**Given records:**
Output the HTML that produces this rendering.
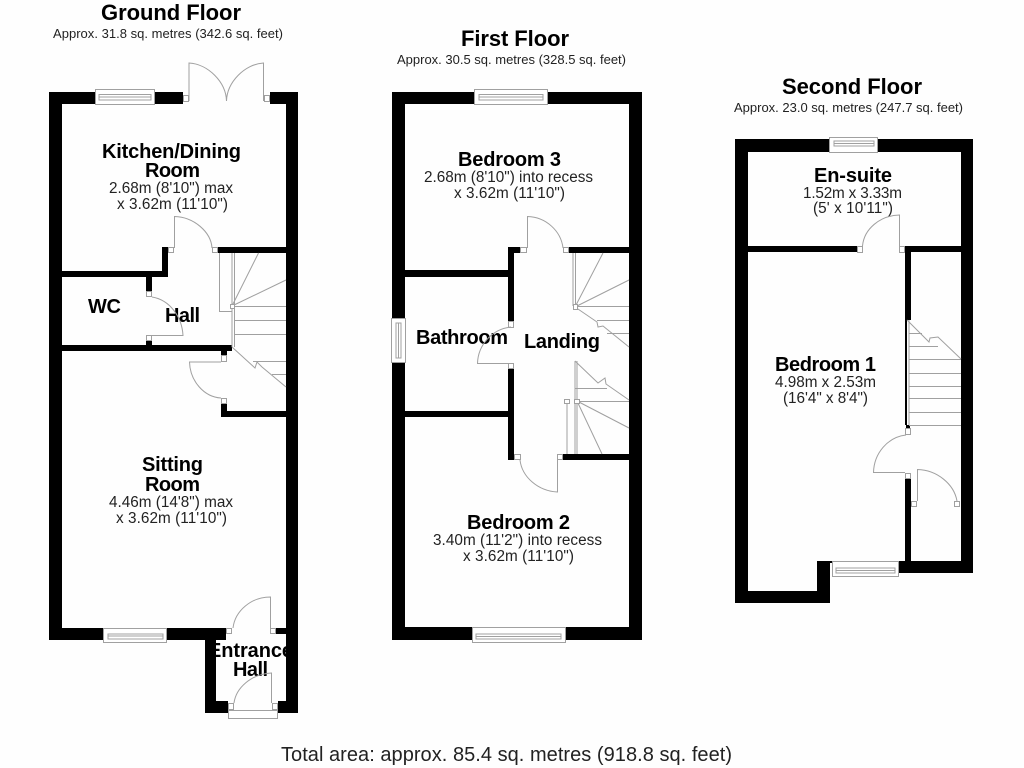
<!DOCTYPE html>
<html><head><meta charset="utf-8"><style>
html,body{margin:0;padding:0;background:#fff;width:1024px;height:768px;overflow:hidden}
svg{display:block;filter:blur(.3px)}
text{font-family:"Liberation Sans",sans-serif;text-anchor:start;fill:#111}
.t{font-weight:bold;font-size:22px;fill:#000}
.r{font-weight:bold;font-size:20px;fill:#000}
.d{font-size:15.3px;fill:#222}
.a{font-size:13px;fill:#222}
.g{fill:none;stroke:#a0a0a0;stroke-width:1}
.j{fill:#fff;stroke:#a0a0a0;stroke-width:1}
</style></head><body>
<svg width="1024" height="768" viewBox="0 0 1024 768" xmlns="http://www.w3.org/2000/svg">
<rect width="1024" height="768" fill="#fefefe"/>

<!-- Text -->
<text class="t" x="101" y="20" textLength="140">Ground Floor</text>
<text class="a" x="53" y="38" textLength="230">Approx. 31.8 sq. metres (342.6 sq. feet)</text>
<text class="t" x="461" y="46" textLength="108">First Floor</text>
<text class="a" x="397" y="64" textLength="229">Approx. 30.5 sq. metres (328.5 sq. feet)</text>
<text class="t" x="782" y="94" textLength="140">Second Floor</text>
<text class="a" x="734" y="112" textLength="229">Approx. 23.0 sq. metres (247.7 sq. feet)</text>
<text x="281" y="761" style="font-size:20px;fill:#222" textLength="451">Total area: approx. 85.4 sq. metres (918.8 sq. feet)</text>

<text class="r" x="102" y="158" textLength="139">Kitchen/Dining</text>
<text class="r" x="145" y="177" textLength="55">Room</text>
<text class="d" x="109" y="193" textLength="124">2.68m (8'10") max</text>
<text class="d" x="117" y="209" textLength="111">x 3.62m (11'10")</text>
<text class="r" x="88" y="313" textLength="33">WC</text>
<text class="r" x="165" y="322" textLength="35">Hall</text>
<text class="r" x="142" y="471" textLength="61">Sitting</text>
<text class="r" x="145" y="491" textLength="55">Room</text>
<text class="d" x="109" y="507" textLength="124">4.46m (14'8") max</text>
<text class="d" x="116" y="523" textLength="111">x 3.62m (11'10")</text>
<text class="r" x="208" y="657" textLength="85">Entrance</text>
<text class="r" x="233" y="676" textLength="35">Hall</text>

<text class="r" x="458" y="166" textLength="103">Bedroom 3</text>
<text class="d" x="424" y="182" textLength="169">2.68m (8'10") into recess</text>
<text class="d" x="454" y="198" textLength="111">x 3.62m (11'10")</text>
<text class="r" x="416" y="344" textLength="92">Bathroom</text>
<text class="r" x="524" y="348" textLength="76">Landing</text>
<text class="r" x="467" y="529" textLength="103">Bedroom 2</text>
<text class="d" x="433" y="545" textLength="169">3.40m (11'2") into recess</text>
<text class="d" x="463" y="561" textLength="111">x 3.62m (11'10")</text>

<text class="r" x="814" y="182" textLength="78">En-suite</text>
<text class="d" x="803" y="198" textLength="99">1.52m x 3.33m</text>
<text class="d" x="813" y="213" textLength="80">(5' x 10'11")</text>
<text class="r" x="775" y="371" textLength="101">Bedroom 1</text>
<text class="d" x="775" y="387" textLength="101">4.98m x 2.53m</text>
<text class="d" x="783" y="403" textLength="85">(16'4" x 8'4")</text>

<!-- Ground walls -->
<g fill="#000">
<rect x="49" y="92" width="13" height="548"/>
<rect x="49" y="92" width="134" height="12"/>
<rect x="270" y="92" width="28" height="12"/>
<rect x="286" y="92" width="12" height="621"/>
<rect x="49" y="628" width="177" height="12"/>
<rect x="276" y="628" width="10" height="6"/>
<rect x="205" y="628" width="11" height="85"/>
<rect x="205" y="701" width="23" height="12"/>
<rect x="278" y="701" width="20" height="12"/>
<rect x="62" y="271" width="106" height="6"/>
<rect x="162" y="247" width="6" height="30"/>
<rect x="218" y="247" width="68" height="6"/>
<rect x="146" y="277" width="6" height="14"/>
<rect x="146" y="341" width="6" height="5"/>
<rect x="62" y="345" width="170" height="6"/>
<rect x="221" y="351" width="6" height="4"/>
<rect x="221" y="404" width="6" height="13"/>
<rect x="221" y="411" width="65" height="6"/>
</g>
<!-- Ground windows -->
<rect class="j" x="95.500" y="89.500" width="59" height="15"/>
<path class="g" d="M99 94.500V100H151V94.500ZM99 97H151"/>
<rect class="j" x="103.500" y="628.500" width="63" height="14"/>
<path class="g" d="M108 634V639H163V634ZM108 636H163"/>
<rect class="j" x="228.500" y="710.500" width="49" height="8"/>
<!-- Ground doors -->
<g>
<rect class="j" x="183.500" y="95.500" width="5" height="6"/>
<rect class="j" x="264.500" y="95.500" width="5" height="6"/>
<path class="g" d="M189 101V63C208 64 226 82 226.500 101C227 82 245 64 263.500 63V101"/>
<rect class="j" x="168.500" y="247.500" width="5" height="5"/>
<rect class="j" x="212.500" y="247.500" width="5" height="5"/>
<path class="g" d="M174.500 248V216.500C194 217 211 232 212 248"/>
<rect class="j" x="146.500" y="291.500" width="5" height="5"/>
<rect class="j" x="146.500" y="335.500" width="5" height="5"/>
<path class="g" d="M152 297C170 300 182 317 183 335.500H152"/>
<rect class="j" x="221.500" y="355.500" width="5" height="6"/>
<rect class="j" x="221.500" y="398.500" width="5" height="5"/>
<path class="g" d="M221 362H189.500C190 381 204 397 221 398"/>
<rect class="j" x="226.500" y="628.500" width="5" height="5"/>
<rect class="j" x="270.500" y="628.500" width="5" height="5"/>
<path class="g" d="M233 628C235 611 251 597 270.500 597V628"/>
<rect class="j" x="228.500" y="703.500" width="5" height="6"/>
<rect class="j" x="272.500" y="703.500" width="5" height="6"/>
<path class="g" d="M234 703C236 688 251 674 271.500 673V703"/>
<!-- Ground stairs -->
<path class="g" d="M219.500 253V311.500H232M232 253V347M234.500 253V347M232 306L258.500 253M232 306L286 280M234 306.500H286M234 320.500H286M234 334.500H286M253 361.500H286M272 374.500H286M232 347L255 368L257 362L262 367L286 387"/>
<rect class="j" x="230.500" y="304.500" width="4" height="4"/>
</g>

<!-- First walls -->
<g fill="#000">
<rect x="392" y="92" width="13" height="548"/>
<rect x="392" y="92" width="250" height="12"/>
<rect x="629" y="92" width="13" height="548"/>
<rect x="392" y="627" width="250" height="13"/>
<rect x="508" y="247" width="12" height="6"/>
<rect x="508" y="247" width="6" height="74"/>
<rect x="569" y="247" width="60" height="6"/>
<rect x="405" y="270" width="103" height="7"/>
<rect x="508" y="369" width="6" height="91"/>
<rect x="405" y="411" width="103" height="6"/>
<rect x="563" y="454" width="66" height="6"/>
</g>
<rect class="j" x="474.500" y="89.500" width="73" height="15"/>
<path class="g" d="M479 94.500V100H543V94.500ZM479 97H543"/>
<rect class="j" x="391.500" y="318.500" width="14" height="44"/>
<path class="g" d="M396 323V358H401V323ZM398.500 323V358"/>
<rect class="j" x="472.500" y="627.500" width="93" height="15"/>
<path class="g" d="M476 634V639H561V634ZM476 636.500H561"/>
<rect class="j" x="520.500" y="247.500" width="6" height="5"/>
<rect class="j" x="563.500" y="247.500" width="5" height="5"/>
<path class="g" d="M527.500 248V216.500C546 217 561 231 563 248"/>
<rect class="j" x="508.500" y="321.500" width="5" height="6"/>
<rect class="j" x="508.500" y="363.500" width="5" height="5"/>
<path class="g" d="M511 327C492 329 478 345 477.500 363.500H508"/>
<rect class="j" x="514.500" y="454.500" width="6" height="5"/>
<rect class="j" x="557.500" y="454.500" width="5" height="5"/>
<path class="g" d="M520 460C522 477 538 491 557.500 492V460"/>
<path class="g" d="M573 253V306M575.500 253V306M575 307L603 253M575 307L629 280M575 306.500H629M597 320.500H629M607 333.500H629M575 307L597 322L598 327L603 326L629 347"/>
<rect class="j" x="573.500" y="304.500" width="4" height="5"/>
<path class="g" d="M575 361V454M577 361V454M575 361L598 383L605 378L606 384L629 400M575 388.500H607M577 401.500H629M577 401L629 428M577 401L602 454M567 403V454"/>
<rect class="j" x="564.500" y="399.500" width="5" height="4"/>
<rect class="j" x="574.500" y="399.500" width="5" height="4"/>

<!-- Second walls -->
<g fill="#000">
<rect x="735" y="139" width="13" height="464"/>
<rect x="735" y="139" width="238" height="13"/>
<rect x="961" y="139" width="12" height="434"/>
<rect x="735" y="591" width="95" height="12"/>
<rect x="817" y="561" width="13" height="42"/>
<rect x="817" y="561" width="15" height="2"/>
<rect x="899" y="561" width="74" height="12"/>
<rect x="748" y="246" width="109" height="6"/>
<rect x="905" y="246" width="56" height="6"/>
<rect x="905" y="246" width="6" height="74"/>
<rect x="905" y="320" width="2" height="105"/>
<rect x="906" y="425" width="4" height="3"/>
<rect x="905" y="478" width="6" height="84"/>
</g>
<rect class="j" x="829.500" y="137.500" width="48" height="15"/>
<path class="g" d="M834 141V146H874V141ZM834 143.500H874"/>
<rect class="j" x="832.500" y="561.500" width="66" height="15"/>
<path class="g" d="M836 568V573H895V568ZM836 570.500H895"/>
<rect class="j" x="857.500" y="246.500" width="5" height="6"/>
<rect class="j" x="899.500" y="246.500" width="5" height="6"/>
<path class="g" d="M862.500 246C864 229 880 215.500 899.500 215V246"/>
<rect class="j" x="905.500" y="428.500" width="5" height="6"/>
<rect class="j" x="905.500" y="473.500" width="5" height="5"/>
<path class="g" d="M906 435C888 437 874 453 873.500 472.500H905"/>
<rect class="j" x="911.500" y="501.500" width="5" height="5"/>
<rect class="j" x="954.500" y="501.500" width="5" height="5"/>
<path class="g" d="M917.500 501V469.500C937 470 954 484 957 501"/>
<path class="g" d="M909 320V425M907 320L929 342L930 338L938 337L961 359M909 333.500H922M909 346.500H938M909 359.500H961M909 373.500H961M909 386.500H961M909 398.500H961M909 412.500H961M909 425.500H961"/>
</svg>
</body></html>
--
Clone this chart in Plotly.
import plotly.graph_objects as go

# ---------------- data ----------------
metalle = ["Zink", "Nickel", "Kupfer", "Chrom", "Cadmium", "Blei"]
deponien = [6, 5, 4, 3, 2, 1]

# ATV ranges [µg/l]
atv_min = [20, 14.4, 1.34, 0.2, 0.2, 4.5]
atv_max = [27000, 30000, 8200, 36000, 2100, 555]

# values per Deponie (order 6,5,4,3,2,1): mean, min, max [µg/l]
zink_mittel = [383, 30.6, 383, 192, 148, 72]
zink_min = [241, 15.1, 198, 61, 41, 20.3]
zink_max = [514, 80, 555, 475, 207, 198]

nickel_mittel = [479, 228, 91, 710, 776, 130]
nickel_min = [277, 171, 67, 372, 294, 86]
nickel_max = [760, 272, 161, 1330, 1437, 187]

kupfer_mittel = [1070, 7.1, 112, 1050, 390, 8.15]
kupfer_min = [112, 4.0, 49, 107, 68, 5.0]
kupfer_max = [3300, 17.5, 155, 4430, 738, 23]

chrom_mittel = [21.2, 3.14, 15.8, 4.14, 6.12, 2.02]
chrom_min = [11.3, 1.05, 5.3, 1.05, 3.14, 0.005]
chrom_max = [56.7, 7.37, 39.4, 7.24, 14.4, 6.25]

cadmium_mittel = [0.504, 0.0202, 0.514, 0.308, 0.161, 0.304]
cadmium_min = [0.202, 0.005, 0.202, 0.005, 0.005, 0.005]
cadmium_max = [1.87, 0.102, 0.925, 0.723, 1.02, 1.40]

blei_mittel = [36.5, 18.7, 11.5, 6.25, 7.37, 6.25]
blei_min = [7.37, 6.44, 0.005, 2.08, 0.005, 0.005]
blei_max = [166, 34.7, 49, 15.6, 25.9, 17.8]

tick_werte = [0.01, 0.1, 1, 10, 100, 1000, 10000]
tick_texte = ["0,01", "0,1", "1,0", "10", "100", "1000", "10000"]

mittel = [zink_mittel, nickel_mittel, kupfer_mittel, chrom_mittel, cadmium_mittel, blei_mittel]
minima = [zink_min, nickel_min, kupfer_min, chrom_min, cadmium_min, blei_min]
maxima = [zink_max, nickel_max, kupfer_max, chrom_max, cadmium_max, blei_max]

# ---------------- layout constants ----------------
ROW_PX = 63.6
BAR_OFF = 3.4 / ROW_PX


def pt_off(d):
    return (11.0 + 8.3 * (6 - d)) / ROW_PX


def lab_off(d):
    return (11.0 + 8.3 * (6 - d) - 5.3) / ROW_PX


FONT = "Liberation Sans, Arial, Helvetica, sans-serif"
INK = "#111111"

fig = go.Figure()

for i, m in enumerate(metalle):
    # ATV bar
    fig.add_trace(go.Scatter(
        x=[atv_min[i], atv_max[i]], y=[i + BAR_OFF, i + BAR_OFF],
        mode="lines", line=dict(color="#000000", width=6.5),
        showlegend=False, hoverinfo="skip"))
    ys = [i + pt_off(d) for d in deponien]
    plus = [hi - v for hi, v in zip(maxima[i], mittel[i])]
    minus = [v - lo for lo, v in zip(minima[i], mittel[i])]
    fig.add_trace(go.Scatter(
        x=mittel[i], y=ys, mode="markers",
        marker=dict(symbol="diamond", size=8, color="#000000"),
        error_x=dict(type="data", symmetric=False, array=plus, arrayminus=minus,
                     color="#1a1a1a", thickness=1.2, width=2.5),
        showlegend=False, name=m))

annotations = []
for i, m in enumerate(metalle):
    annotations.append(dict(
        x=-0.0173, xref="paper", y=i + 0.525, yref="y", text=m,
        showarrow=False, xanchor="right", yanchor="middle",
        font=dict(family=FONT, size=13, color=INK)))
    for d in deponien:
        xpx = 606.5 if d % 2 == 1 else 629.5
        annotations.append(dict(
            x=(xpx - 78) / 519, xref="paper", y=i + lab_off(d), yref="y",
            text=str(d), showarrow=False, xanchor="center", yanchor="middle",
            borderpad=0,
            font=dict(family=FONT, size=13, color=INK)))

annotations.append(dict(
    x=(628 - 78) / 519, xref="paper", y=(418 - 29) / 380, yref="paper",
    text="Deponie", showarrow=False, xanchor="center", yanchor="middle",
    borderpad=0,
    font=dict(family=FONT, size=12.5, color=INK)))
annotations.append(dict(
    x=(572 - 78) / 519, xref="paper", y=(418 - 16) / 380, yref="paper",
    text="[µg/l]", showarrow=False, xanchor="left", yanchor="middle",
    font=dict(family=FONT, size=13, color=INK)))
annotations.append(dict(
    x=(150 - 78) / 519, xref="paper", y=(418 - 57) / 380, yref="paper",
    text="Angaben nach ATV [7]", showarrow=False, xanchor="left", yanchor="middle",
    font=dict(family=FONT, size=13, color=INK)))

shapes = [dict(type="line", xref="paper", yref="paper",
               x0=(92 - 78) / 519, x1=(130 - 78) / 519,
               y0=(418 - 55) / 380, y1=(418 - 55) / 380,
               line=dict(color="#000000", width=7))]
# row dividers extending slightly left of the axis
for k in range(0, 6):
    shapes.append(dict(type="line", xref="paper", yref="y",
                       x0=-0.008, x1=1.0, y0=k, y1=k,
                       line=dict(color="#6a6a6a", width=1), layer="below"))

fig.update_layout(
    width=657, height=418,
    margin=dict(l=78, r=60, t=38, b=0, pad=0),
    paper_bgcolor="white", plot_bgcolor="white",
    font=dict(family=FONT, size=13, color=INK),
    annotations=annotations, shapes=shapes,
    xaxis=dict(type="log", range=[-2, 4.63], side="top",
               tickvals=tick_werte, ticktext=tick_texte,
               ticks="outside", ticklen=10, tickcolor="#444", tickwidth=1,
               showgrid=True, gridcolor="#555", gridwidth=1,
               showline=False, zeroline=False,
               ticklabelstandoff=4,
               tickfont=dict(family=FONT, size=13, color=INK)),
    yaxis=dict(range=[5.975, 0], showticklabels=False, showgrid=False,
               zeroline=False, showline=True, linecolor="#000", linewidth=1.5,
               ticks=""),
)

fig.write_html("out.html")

**Task to carry out:**
Using the entries above, repeat only the lines from the one containing "Clone this chart in Plotly." through the one containing "nickel_max = [760, 272, 161, 1330, 1437, 187]", end lines included.

**Answer to this exercise:**
Clone this chart in Plotly.
import plotly.graph_objects as go

# ---------------- data ----------------
metalle = ["Zink", "Nickel", "Kupfer", "Chrom", "Cadmium", "Blei"]
deponien = [6, 5, 4, 3, 2, 1]

# ATV ranges [µg/l]
atv_min = [20, 14.4, 1.34, 0.2, 0.2, 4.5]
atv_max = [27000, 30000, 8200, 36000, 2100, 555]

# values per Deponie (order 6,5,4,3,2,1): mean, min, max [µg/l]
zink_mittel = [383, 30.6, 383, 192, 148, 72]
zink_min = [241, 15.1, 198, 61, 41, 20.3]
zink_max = [514, 80, 555, 475, 207, 198]

nickel_mittel = [479, 228, 91, 710, 776, 130]
nickel_min = [277, 171, 67, 372, 294, 86]
nickel_max = [760, 272, 161, 1330, 1437, 187]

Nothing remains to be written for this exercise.